■ **SHORT EXERCISE**
Examine each line of the data. Copy those that contain the string "this".

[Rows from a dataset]

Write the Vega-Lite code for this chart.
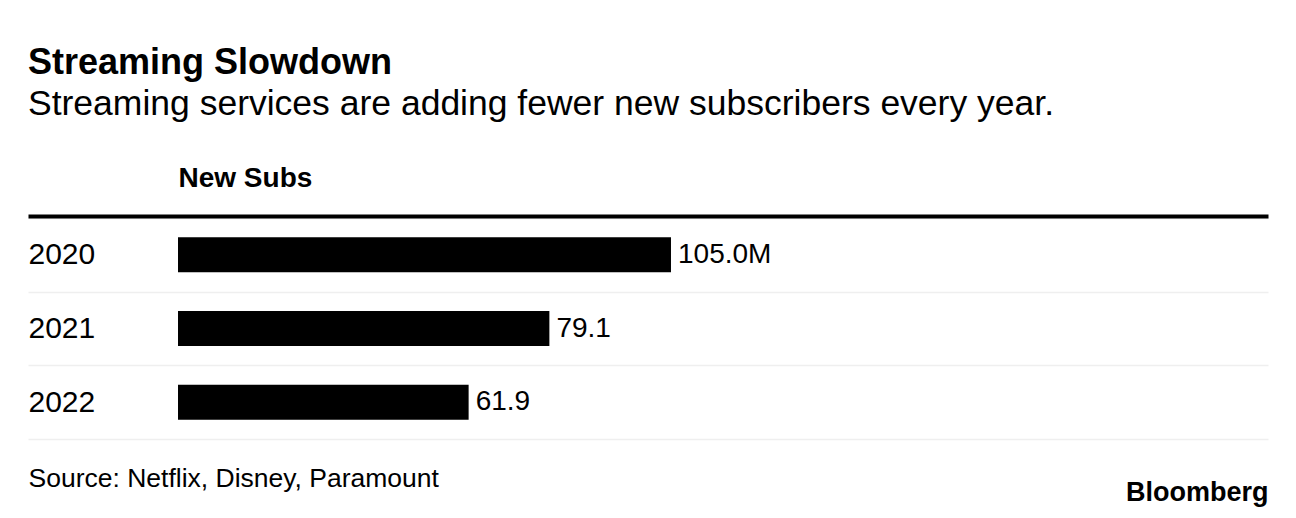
{
  "$schema": "https://vega.github.io/schema/vega-lite/v6.json",
  "width": 1240,
  "height": 221,
  "autosize": {"type": "none"},
  "padding": {"left": 28, "top": 218, "right": 28, "bottom": 79},
  "background": "white",
  "config": {"view": {"stroke": null}, "font": "Liberation Sans"},
  "title": {
    "text": "Streaming Slowdown",
    "subtitle": "Streaming services are adding fewer new subscribers every year.",
    "anchor": "start",
    "frame": "group",
    "font": "Liberation Sans",
    "fontSize": 36,
    "fontWeight": "bold",
    "color": "black",
    "subtitleFont": "Liberation Sans",
    "subtitleFontSize": 35.5,
    "subtitleColor": "black",
    "subtitlePadding": 5,
    "offset": 41
  },
  "data": {
    "values": [
      {"year": "2020", "value": 105.0, "label": "105.0M"},
      {"year": "2021", "value": 79.1, "label": "79.1"},
      {"year": "2022", "value": 61.9, "label": "61.9"}
    ]
  },
  "layer": [
    {
      "mark": {"type": "bar", "color": "black", "height": {"band": 0.475}},
      "encoding": {
        "y": {
          "field": "year",
          "type": "ordinal",
          "scale": {"paddingInner": 0, "paddingOuter": 0},
          "axis": {
            "orient": "left",
            "title": null,
            "domain": false,
            "ticks": false,
            "tickSize": 0,
            "tickBand": "extent",
            "labelAlign": "left",
            "labelPadding": 0,
            "labelFontSize": 30,
            "labelColor": "black",
            "labelFont": "Liberation Sans",
            "grid": true,
            "gridColor": "#efefef",
            "gridWidth": 1.5
          }
        },
        "x": {
          "field": "value",
          "type": "quantitative",
          "scale": {"domain": [-31.95, 232.16], "nice": false, "zero": false},
          "axis": {
            "orient": "top",
            "offset": 2,
            "domain": true,
            "domainColor": "black",
            "domainWidth": 4,
            "labels": false,
            "ticks": false,
            "grid": false,
            "title": "New Subs",
            "titleFont": "Liberation Sans",
            "titleFontSize": 28,
            "titleFontWeight": "bold",
            "titleColor": "black",
            "titleAlign": "left",
            "titleAnchor": "start",
            "titleX": 150,
            "titleY": -30,
            "titleBaseline": "alphabetic",
            "zindex": 2
          }
        },
        "x2": {"datum": 0}
      }
    },
    {
      "mark": {"type": "text", "align": "left", "dx": 7, "baseline": "middle", "fontSize": 28, "color": "black", "font": "Liberation Sans"},
      "encoding": {
        "y": {
          "field": "year",
          "type": "ordinal",
          "axis": {
            "orient": "right",
            "title": "Bloomberg",
            "domain": false,
            "ticks": false,
            "labels": false,
            "grid": false,
            "titleAngle": 0,
            "titleAlign": "right",
            "titleX": 0,
            "titleY": 282,
            "titleBaseline": "alphabetic",
            "titleFont": "Liberation Sans",
            "titleFontSize": 27,
            "titleFontWeight": 900,
            "titleColor": "black"
          }
        },
        "x": {
          "field": "value",
          "type": "quantitative",
          "axis": {
            "orient": "bottom",
            "title": "Source: Netflix, Disney, Paramount",
            "domain": false,
            "ticks": false,
            "labels": false,
            "grid": false,
            "titleAnchor": "start",
            "titleAlign": "left",
            "titleX": 0,
            "titleY": 47,
            "titleBaseline": "alphabetic",
            "titleFont": "Liberation Sans",
            "titleFontSize": 26.5,
            "titleFontWeight": "normal",
            "titleColor": "black"
          }
        },
        "text": {"field": "label"}
      }
    }
  ],
  "resolve": {"axis": {"x": "independent", "y": "independent"}}
}
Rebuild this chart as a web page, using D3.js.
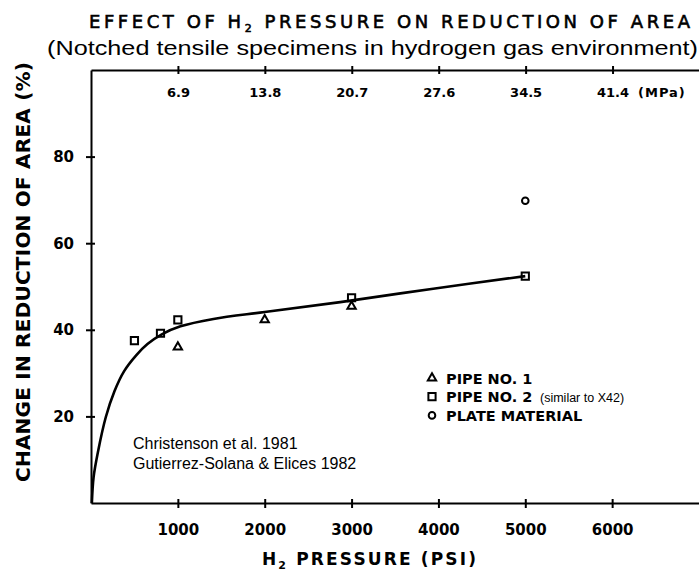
<!DOCTYPE html>
<html>
<head>
<meta charset="utf-8">
<script src="https://cdn.jsdelivr.net/npm/d3@7"></script>
<style>
  html, body { margin: 0; padding: 0; background: #fff; }
  svg { display: block; }
  .lbl { font-family: "DejaVu Sans", sans-serif; font-weight: bold; fill: #000; }
  .reg { font-family: "Liberation Sans", Arial, sans-serif; fill: #000; }
</style>
</head>
<body>
<svg id="chart" width="699" height="575"></svg>
<script>
// Reduction of area vs. hydrogen pressure (psi), notched tensile specimens
const pipe1 = [            // triangles
  { psi: 1000, ra: 36.0 },
  { psi: 2000, ra: 42.3 },
  { psi: 3000, ra: 45.4 }
];
const pipe2 = [            // squares
  { psi: 500,  ra: 37.5 },
  { psi: 800,  ra: 39.2 },
  { psi: 1000, ra: 42.3 },
  { psi: 3000, ra: 47.4 },
  { psi: 5000, ra: 52.4 }
];
const plate = [            // circles
  { psi: 5000, ra: 69.8 }
];
// hand-fitted trend curve through the data
const fitCurve = [
  [10, 0], [30, 6], [80, 11.8], [170, 19.8], [270, 25.8], [380, 30.4],
  [520, 34.1], [650, 36.7], [820, 39.0], [1030, 40.8], [1410, 42.5],
  [2000, 44.1], [2870, 46.4], [3940, 49.5], [5000, 52.4]
];
const psiTicks = [1000, 2000, 3000, 4000, 5000, 6000];
const mpaTicks = [6.9, 13.8, 20.7, 27.6, 34.5, 41.4];
const raTicks  = [20, 40, 60, 80];
const PSI_TO_MPA = 0.0068948;

const svg = d3.select("#chart");

const x = d3.scaleLinear().domain([0, 7000]).range([91, 699]);
const xMpa = d3.scaleLinear().domain([0, 7000 * PSI_TO_MPA]).range([91, 699]);
const y = d3.scaleLinear().domain([0, 100]).range([503, 70]);

// ---- titles
const title = svg.append("text")
  .attr("x", 89).attr("y", 28)
  .attr("font-family", "DejaVu Sans").attr("font-size", 18)
  .attr("fill", "#000").attr("stroke", "#000").attr("stroke-width", 0.6)
  .attr("textLength", 601).attr("lengthAdjust", "spacing");
title.append("tspan").text("EFFECT OF H");
title.append("tspan").attr("font-size", 11).attr("dy", 4).text("2");
title.append("tspan").attr("dy", -4).text(" PRESSURE ON REDUCTION OF AREA");

svg.append("text").attr("class", "reg")
  .attr("x", 47).attr("y", 55)
  .attr("font-size", 20)
  .attr("textLength", 651).attr("lengthAdjust", "spacingAndGlyphs")
  .text("(Notched tensile specimens in hydrogen gas environment)");

// ---- axes
function styleAxis(g) {
  g.select(".domain").attr("stroke", "#000").attr("stroke-width", 2);
  g.selectAll(".tick line").attr("stroke", "#000").attr("stroke-width", 2);
  g.selectAll(".tick text").attr("class", "lbl").attr("fill", "#000");
}

const gBottom = svg.append("g").attr("transform", "translate(0,503)")
  .call(d3.axisBottom(x).tickValues(psiTicks).tickFormat(d3.format("d"))
    .tickSizeInner(5).tickSizeOuter(0).tickPadding(16.5));
styleAxis(gBottom);
gBottom.selectAll(".tick line").attr("y1", -4).attr("y2", 5);
gBottom.selectAll(".tick text").attr("font-size", 15).attr("font-family", "DejaVu Sans").attr("font-weight", "bold");

const gTop = svg.append("g").attr("transform", "translate(0,70)")
  .call(d3.axisBottom(xMpa).tickValues(mpaTicks).tickFormat(d3.format(".1f"))
    .tickSizeInner(4).tickSizeOuter(0).tickPadding(13.5));
styleAxis(gTop);
gTop.selectAll(".tick line").attr("y1", -4).attr("y2", 4);
gTop.selectAll(".tick text").attr("font-size", 13).attr("font-family", "DejaVu Sans").attr("font-weight", "bold");

svg.append("text").attr("class", "lbl")
  .attr("x", 638).attr("y", 97).attr("font-size", 13)
  .attr("letter-spacing", 1)
  .text("(MPa)");

const gLeft = svg.append("g").attr("transform", "translate(91,0)")
  .call(d3.axisLeft(y).tickValues(raTicks).tickFormat(d3.format("d"))
    .tickSizeInner(5).tickSizeOuter(0).tickPadding(12));
styleAxis(gLeft);
gLeft.selectAll(".tick line").attr("x1", -5).attr("x2", 4);
gLeft.selectAll(".tick text").attr("font-size", 15).attr("font-family", "DejaVu Sans").attr("font-weight", "bold");

// axis titles
svg.append("text").attr("class", "lbl")
  .attr("transform", "translate(30,272) rotate(-90)")
  .attr("text-anchor", "middle")
  .attr("font-size", 20)
  .attr("textLength", 420).attr("lengthAdjust", "spacing")
  .text("CHANGE IN REDUCTION OF AREA (%)");

const xt = svg.append("text").attr("class", "lbl")
  .attr("x", 262).attr("y", 565)
  .attr("font-size", 17)
  .attr("textLength", 214).attr("lengthAdjust", "spacing");
xt.append("tspan").text("H");
xt.append("tspan").attr("font-size", 11).attr("dy", 4).text("2");
xt.append("tspan").attr("dy", -4).text("  PRESSURE  (PSI)");

// ---- trend curve
const line = d3.line()
  .x(d => x(d[0])).y(d => y(d[1]))
  .curve(d3.curveCatmullRom.alpha(0.5));
svg.append("path")
  .datum(fitCurve)
  .attr("d", line)
  .attr("fill", "none")
  .attr("stroke", "#000")
  .attr("stroke-width", 2.6);

// ---- data markers
const sym = {
  tri: d3.symbol().type(d3.symbolTriangle).size(30),
  sq: d3.symbol().type(d3.symbolSquare).size(52),
  circ: d3.symbol().type(d3.symbolCircle).size(34)
};
function drawMarkers(data, s) {
  svg.append("g").selectAll("path").data(data).join("path")
    .attr("transform", d => `translate(${x(d.psi)},${y(d.ra)})`)
    .attr("d", s)
    .attr("fill", "none")
    .attr("stroke", "#000")
    .attr("stroke-width", 2);
}
drawMarkers(pipe1, sym.tri);
drawMarkers(pipe2, sym.sq);
drawMarkers(plate, sym.circ);

// ---- legend
const legend = [
  { s: sym.tri,  label: "PIPE  NO. 1", note: "" },
  { s: sym.sq,   label: "PIPE  NO. 2", note: "(similar to X42)" },
  { s: sym.circ, label: "PLATE MATERIAL", note: "" }
];
const lg = svg.append("g").attr("transform", "translate(432,378)");
legend.forEach((d, i) => {
  const row = lg.append("g").attr("transform", `translate(0,${i * 18.7})`);
  row.append("path").attr("d", d.s).attr("fill", "none")
    .attr("stroke", "#000").attr("stroke-width", 2);
  row.append("text").attr("class", "lbl")
    .attr("x", 14).attr("y", 5.5).attr("font-size", 14.5).text(d.label);
  if (d.note) {
    row.append("text").attr("class", "reg")
      .attr("x", 108).attr("y", 5).attr("font-size", 12.5).text(d.note);
  }
});

// ---- source note
const src = svg.append("g").attr("class", "reg").attr("font-size", 16);
src.append("text").attr("x", 133).attr("y", 449).text("Christenson et al. 1981");
src.append("text").attr("x", 133).attr("y", 469).text("Gutierrez-Solana & Elices 1982");
</script>
</body>
</html>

■ **WORKED SOLUTION**
Write the Vega-Lite code for this chart.
Rebuild this chart as a web page, using D3.js.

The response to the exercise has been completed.